--- begin Exercise material ---

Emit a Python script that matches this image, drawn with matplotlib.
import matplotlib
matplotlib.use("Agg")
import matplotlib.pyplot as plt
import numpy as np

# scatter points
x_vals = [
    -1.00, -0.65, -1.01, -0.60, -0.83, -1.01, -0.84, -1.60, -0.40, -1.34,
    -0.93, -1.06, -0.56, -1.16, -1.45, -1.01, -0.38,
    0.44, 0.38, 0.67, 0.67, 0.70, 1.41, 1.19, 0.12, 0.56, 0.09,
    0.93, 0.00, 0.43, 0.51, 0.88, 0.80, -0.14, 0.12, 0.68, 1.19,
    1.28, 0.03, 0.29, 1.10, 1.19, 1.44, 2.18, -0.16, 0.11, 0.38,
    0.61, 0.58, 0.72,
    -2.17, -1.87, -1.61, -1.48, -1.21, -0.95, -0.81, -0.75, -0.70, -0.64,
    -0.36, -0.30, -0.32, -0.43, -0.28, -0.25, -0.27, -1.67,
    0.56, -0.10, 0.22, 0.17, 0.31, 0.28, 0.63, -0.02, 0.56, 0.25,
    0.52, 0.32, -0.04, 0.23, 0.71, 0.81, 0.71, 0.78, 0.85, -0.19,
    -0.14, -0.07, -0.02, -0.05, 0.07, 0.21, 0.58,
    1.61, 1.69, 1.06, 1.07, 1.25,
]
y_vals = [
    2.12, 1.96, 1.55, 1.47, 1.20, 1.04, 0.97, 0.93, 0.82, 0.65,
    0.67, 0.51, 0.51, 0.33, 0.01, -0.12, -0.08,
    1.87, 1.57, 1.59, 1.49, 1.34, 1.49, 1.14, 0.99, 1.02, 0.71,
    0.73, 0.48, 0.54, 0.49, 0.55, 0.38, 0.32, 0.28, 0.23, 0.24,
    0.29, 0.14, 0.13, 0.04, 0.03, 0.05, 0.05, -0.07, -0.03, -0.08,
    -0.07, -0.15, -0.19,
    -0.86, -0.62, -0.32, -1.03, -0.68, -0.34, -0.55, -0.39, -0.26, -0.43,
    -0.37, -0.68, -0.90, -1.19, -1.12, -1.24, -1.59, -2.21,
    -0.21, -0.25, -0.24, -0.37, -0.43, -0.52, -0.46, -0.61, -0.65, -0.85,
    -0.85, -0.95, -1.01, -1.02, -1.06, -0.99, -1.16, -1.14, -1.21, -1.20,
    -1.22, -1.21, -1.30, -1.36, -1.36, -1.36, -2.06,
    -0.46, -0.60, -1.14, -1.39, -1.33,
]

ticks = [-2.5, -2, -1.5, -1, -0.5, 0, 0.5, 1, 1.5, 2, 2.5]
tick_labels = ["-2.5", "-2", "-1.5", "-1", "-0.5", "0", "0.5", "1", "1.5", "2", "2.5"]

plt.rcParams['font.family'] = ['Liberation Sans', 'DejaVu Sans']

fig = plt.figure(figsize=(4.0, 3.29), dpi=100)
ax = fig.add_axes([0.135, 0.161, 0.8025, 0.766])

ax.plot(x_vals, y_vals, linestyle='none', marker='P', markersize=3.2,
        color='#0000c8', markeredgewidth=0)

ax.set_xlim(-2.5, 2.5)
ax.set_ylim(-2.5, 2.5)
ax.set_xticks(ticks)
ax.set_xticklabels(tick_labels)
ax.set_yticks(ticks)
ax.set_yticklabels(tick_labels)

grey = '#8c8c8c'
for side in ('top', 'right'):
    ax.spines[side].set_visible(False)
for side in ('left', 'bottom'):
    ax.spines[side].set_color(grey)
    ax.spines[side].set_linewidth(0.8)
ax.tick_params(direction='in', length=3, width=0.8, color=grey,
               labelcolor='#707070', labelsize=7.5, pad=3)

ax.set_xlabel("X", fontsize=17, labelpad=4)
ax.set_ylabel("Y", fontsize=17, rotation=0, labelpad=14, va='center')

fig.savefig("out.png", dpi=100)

--- end Exercise material ---
--- begin Exercise material ---

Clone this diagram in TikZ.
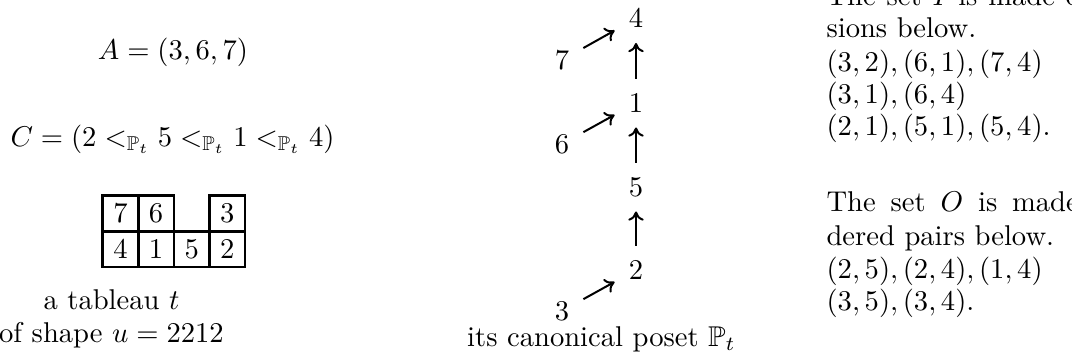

--- end Exercise material ---

== The request ==
Pick every line with "this" in it and copy it.

== Output of the exercise ==
Emit a Python script that matches this image, drawn with matplotlib.
Clone this diagram in TikZ.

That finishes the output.